The Well-Tempered Ear

Classical music datebook: The regular season closes on a high note with Mahler and Mozart plus early music and chamber music.

May 4, 2011
1 Comment

By Jacob Stockinger

There are a few exceptions like the Oakwood Chamber Players, Con Vivo and the Madison Youth Choirs. But for the most part, as of this week the regular concert season will end.

Yet as far as The Ear is concerned, it will end on a high note — on several  high notes in fact.

The Madison Symphony Orchestra and Chorus, plus soloists UW soprano Julia Faulkner (below top) and mezzo-soprano Jamie Van Eyck (below bottom), all under the baton of John DeMain, will perform Mahler’s massive, and monumentally beautiful, Symphony No. 2, called “Resurrection.”

The huge symphony by Mahler is coupled with what I sometimes call the “Croissant” Concerto – Mozart’s Concerto for Flute and Harp — with MSO principal flutist Stephanie Jutt (below top) and principal harpist Karen Beth Atz (below bottom).

I say that in good-natured jest because that concerto is so pleasant to listen to that it has become the ultimate in background music – “Brunch Musick,” as Mr. Handel might put it — and because I seem to recall hearing it decades ago at the old Ovens of Brittany restaurant when croissants, quiche and other French treats were first establishing a solid beachhead in downtown Madison.

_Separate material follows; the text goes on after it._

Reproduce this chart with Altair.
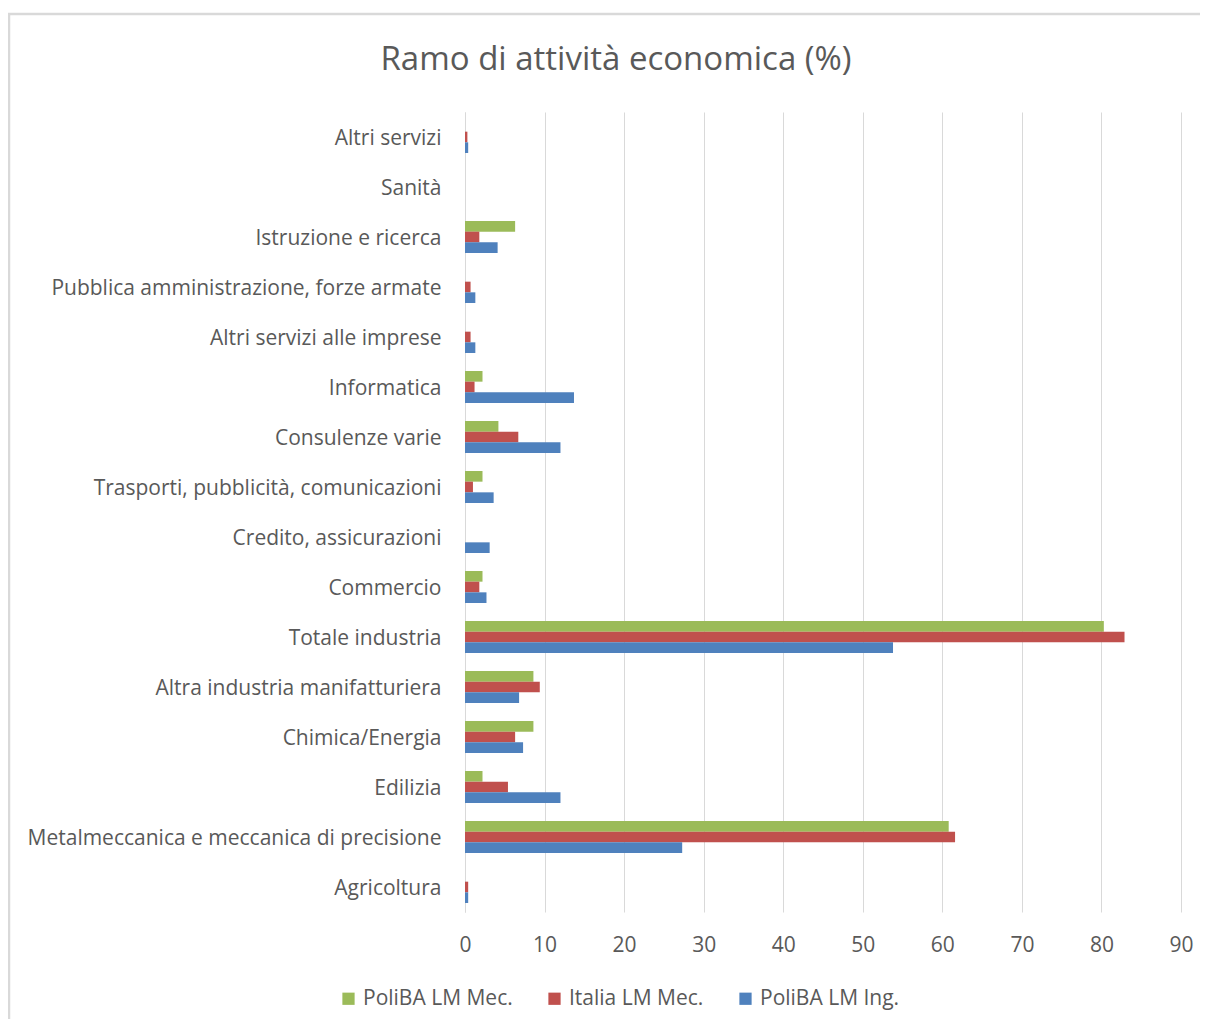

So of course the tape-looped concerto was overplayed and under-listened to – sharing the unfortunate fare of many great but easy-listening classics.

Yet it remains a uniquely gracious work, with all the tuneful elegance and melodiousness you’d expect of Mozart.

Moreover, I think it is a stroke of genius on DeMain’s part to couple such a light and digestible  Classical  work by Mozart (below top) with such a heavy and self-consciously profound Late Romantic work by Mahler (below bottom). (DeMain did something similar very successfully a few seasons ago when he programmed a Haydn cello concerto with a Mahler symphony.)

The Madison Symphony Orchestra and Chorus, plus soloists soprano Julia Faulkner and mezzo-soprano Jamie Van Eyck will perform the program on in Overture Hall in Friday at 7:30 p.m.; Saturday at 8 p.m.; and Sunday at 2:30 p.m.

Tickets are $15-$75. Call the Overture Center box office at (608) 258-4141. (Note: There is a special Mother’s Day discount for the Sunday afternoon performance.)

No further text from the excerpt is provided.